À seulement deux heures de Karachi, la capitale économique du Pakistan, le bureau de l’ONG Green Rural Development de Hyderabad accueille des victimes d’une autre époque. Des paysans, hommes, femmes et enfants, asservis par des propriétaires terriens peu scrupuleux. Aujourd’hui, Khimo, un hindou qui paraît dix ans de plus que sa trentaine d’années, vient y régler des détails administratifs pour se « libérer » de son propriétaire. Le jeune homme grêle, qui flotte dans sashalwar kameez, la tunique traditionnelle du Pakistan, est enchaîné par les dettes qu’il a contractées auprès de son patron.
« Normalement, ma famille et moi devions récupérer 25 % des récoltes annuelles, mais nous n’en avons jamais vu la couleur, explique-t-il. En plus, nous devions être nourris gratuitement mais le propriétaire achète notre nourriture à crédit et c’est nous qui devons payer les intérêts à la fin de chaque année. » Khimo travaille près de dix heures par jour, parfois la nuit, mais les dettes s’accumulent. « Même quand je suis malade, que je n’ai pas assez de nourriture ou d’eau, je n’ai pas d’autre choix que d’aller travailler. »

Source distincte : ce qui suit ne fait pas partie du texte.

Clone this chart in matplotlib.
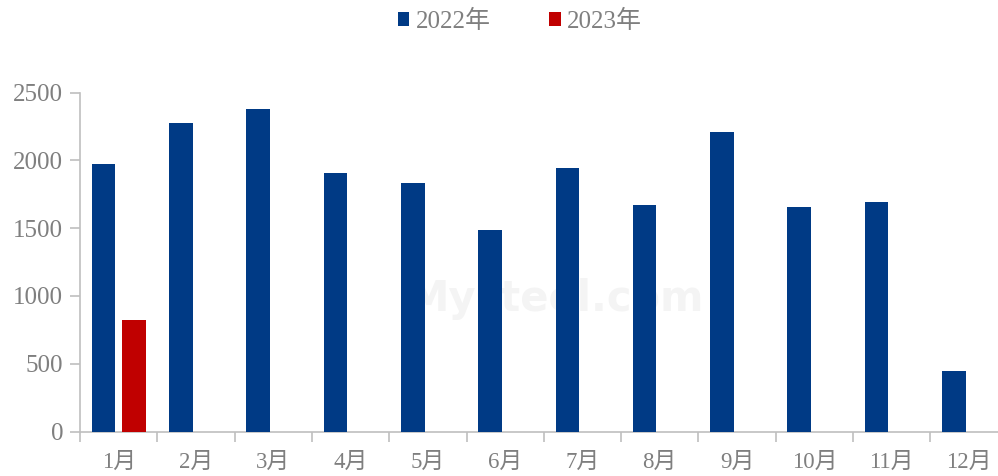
import numpy as np
import matplotlib
matplotlib.use('Agg')
import matplotlib.pyplot as plt

plt.rcParams['font.family'] = ['Liberation Serif', 'Noto Sans CJK SC']

# Colors
BLUE = '#003A85'
RED = '#C00000'
GREY = '#7F7F7F'
AXIS = '#BFBFBF'

months = ['1月', '2月', '3月', '4月', '5月', '6月', '7月', '8月', '9月', '10月', '11月', '12月']
vals_2022 = [1975, 2280, 2378, 1905, 1830, 1490, 1941, 1668, 2208, 1653, 1690, 447]
vals_2023 = [825]
series_names = ['2022年', '2023年']

fig = plt.figure(figsize=(9.98, 4.76), dpi=100)
# axes spans past the right edge like the original
ax = fig.add_axes([80 / 998, 1 - 431.5 / 476, 927.6 / 998, (431.5 - 92.7) / 476])

x = np.arange(1, len(months) + 1)
ax.bar(x - 0.195, vals_2022, width=0.305, color=BLUE, label=series_names[0], zorder=3)
ax.bar(x[:len(vals_2023)] + 0.195, vals_2023, width=0.305, color=RED, label=series_names[1], zorder=3)

# faint watermark
ax.text(0.512, 0.39, 'Mysteel.com', transform=ax.transAxes, fontsize=30, color='#F4F4F4',
        ha='center', va='center', family='DejaVu Sans', fontweight='bold', zorder=1)

ax.set_xlim(0.5, 12.5)
ax.set_ylim(0, 2500)
ax.set_yticks(range(0, 2501, 500))
ax.set_xticks(np.arange(0.5, 12.6, 1))
ax.set_xticklabels([])
ax.set_xticks(x, minor=True)
ax.set_xticklabels(months, minor=True)
ax.tick_params(axis='x', which='minor', length=0, pad=15, labelsize=16.5, labelcolor=GREY)
ax.tick_params(axis='x', which='major', length=7, color=AXIS, width=1.2)
ax.tick_params(axis='y', length=7, color=AXIS, width=1.2, labelsize=18, labelcolor=GREY, pad=5)

for s in ['top', 'right']:
    ax.spines[s].set_visible(False)
for s in ['left', 'bottom']:
    ax.spines[s].set_color(AXIS)
    ax.spines[s].set_linewidth(1.2)

fig.legend(loc='center', bbox_to_anchor=(520 / 998, 1 - 21 / 476), ncol=2, frameon=False,
           fontsize=18, labelcolor=GREY, handlelength=0.45, handleheight=0.5,
           handletextpad=0.25, columnspacing=2.35, borderpad=0)

fig.savefig('out.png', dpi=100)
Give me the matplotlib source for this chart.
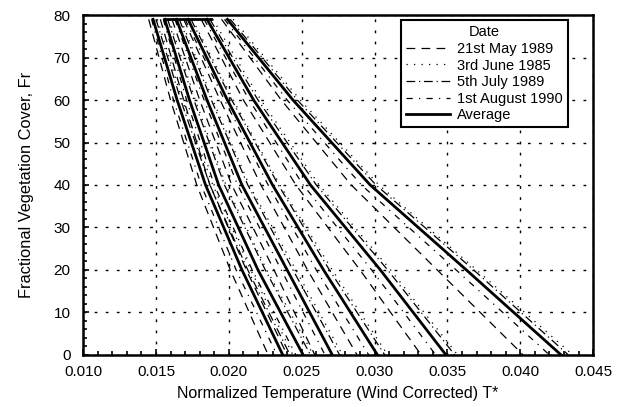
import numpy as np
import matplotlib
matplotlib.use("Agg")
import matplotlib.pyplot as plt
from matplotlib.ticker import MultipleLocator

plt.rcParams['font.family'] = ['Liberation Sans', 'DejaVu Sans']

fr = [79, 60, 40, 20, 0]

# Average curves (one per wind/condition class), T* at each Fr level
moyenne = [
    [0.0148, 0.01645, 0.0184, 0.0209, 0.0237],
    [0.0156, 0.0173, 0.0193, 0.0220, 0.0251],
    [0.0164, 0.0185, 0.0209, 0.0240, 0.0271],
    [0.0172, 0.0199, 0.0230, 0.0265, 0.0302],
    [0.0185, 0.0217, 0.0256, 0.0304, 0.0349],
    [0.0199, 0.0244, 0.0297, 0.0363, 0.0428],
]

mai_1989 = [
    [0.0145, 0.0160, 0.0178, 0.0201, 0.0227],
    [0.0153, 0.0169, 0.0187, 0.0212, 0.0240],
    [0.0161, 0.0180, 0.0202, 0.0231, 0.0259],
    [0.0169, 0.0194, 0.0222, 0.0254, 0.0288],
    [0.0181, 0.0210, 0.0246, 0.0290, 0.0332],
    [0.0195, 0.0236, 0.0284, 0.0343, 0.0402],
]

juin_1985 = [
    [0.0151, 0.0168, 0.0189, 0.0215, 0.0244],
    [0.0159, 0.0177, 0.0198, 0.0226, 0.0258],
    [0.0167, 0.0189, 0.0214, 0.0246, 0.0278],
    [0.0175, 0.0203, 0.0235, 0.0271, 0.0309],
    [0.0189, 0.0222, 0.0262, 0.0311, 0.0357],
    [0.0203, 0.0249, 0.0303, 0.0370, 0.0436],
]

juillet_1989 = [
    [0.0150, 0.0167, 0.0187, 0.0213, 0.0242],
    [0.0158, 0.0176, 0.0197, 0.0225, 0.0256],
    [0.0166, 0.0188, 0.0213, 0.0244, 0.0276],
    [0.0174, 0.0202, 0.0234, 0.0269, 0.0307],
    [0.0187, 0.0220, 0.0260, 0.0309, 0.0355],
    [0.0201, 0.0247, 0.0301, 0.0368, 0.0433],
]

aout_1990 = [
    [0.0147, 0.0162, 0.0181, 0.0205, 0.0233],
    [0.0155, 0.0171, 0.0190, 0.0216, 0.0246],
    [0.0163, 0.0183, 0.0206, 0.0236, 0.0266],
    [0.0170, 0.0197, 0.0227, 0.0260, 0.0296],
    [0.0183, 0.0214, 0.0251, 0.0298, 0.0342],
    [0.0197, 0.0240, 0.0291, 0.0356, 0.0420],
]

# short flat segment joining the tops of the curves
haut_x = [0.0156, 0.0188]
haut_y = [79, 79]

series = [
    ("21st May 1989", mai_1989, (0, (7, 5))),
    ("3rd June 1985", juin_1985, (0, (1, 5))),
    ("5th July 1989", juillet_1989, (0, (7, 3, 1, 3))),
    ("1st August 1990", aout_1990, (0, (5, 5, 1, 5))),
]

fig = plt.figure(figsize=(6.25, 4.07), dpi=100)
ax = fig.add_axes([0.133, 0.128, 0.816, 0.835])

for nom, courbes, style in series:
    for i, xs in enumerate(courbes):
        ax.plot(xs, fr, color='black', linestyle=style, linewidth=0.9,
                label=nom if i == 0 else None)

for i, xs in enumerate(moyenne):
    ax.plot(xs, fr, color='black', linewidth=2.0,
            label="Average" if i == 0 else None)
ax.plot(haut_x, haut_y, color='black', linewidth=2.0)

ax.set_xlim(0.010, 0.045)
ax.set_ylim(0, 80)
ax.xaxis.set_major_locator(MultipleLocator(0.005))
ax.xaxis.set_minor_locator(MultipleLocator(0.001))
ax.yaxis.set_major_locator(MultipleLocator(10))
ax.yaxis.set_minor_locator(MultipleLocator(2))
ax.xaxis.set_major_formatter(plt.FormatStrFormatter('%.3f'))
ax.tick_params(which='both', direction='in', top=False, right=False,
               labelsize=11, width=1.2)
ax.tick_params(which='major', length=4)
ax.tick_params(which='minor', length=3)
ax.tick_params(axis='x', pad=7)
ax.tick_params(axis='y', pad=9)

ax.grid(True, which='major', color='black', linestyle=(0, (2, 6)), linewidth=1.0)

for s in ax.spines.values():
    s.set_linewidth(1.8)

ax.set_xlabel("Normalized Temperature (Wind Corrected) T*", fontsize=11.5, labelpad=5)
ax.set_ylabel("Fractional Vegetation Cover, Fr", fontsize=11.8, labelpad=14)

leg = ax.legend(title="Date", loc='upper right', bbox_to_anchor=(0.951, 0.985),
                borderaxespad=0,
                fontsize=10.5, title_fontsize=10.5, handlelength=3.0,
                handletextpad=0.5, labelspacing=0.18, borderpad=0.35,
                fancybox=False, framealpha=1, edgecolor='black')
leg.get_frame().set_linewidth(1.5)

fig.savefig("out.png", dpi=100)
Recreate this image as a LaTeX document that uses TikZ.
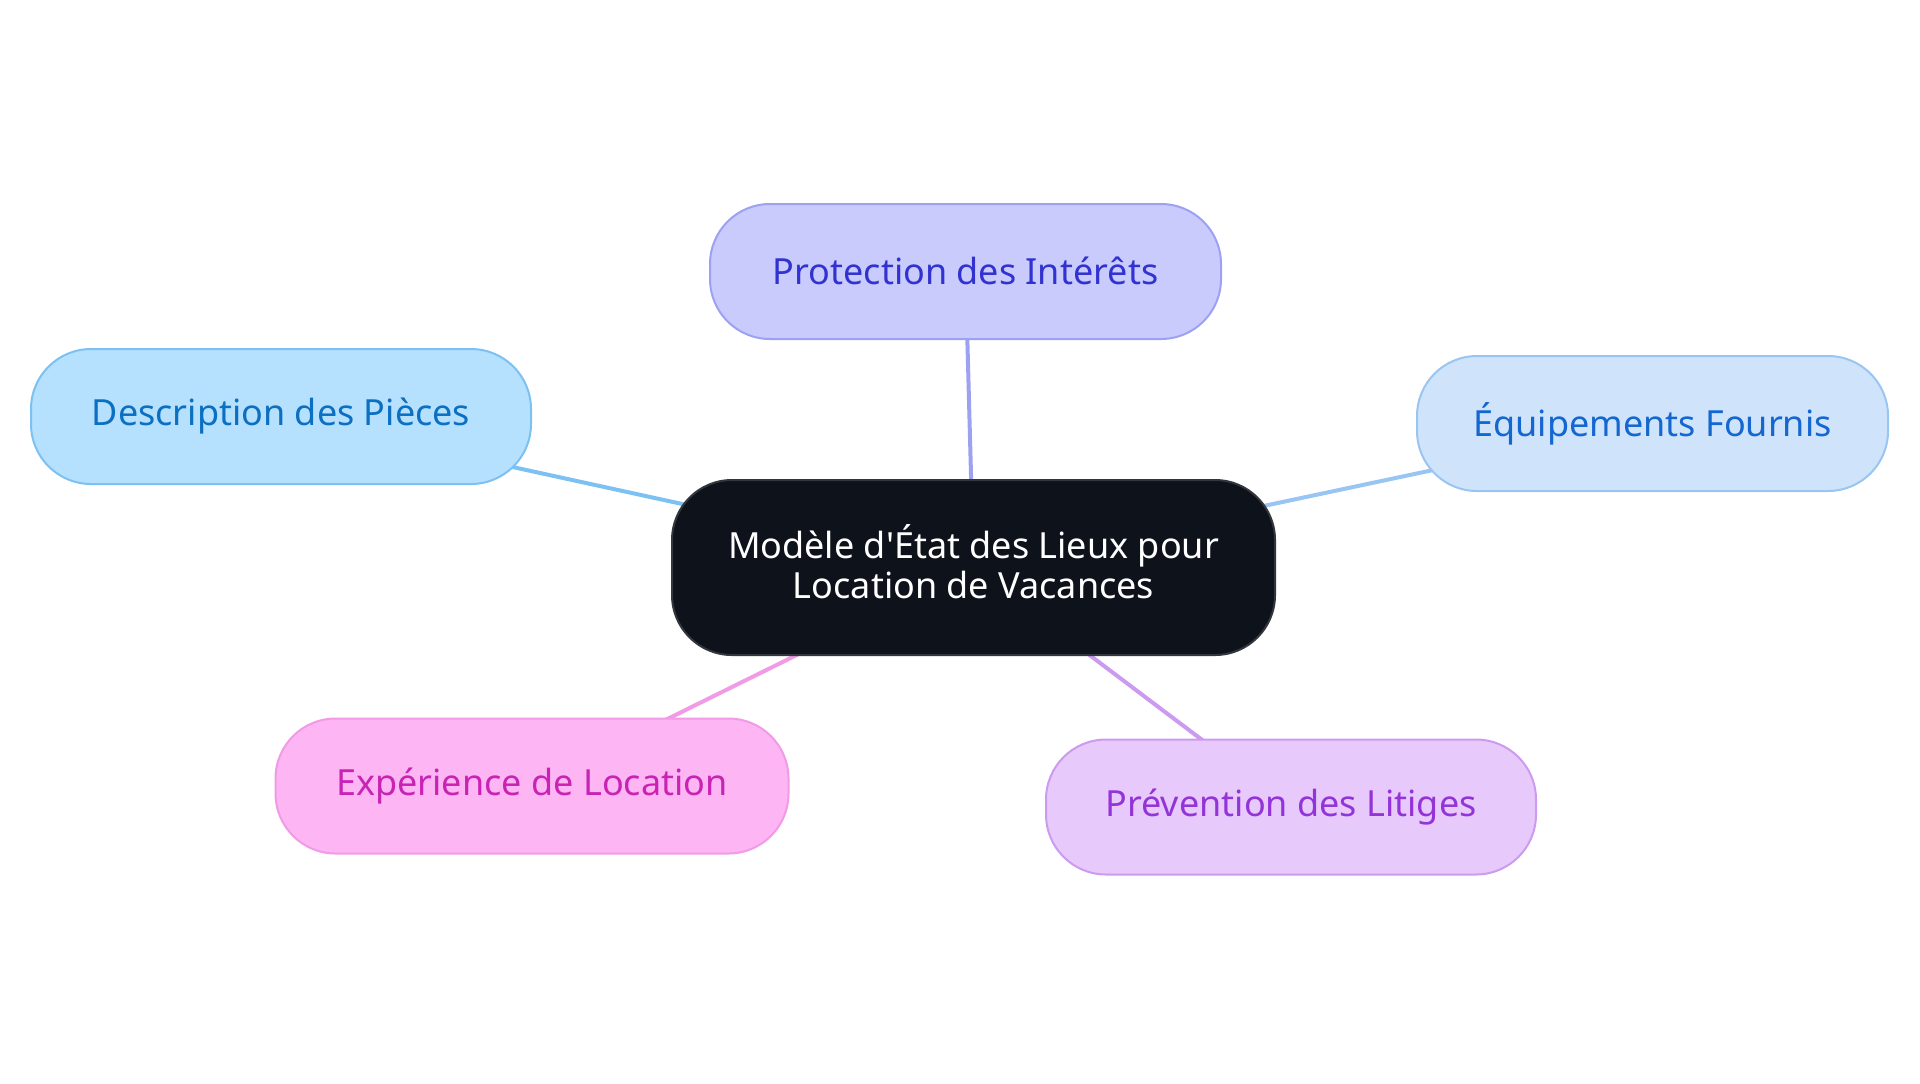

De l’emprunt d’argent à son propriétaire à l’enchaînement à vie
L’asservissement commence lorsqu’un travailleur emprunte de l’argent à son propriétaire pour couvrir des dépenses quotidiennes ou exceptionnelles. Avec les intérêts souvent excessifs qu’applique le propriétaire, la dette devient telle que le paysan se retrouve souvent enchaîné à son employeur à vie. « Cette forme d’esclavage existe dans tout le pays, particulièrement dans les secteurs de l’agriculture et de la fabrication de briques, explique Zohra Yusuf, présidente de la Commission des droits de l’homme du Pakistan. Parfois, les enfants sont donnés comme esclaves pour rembourser la dette de leurs parents. »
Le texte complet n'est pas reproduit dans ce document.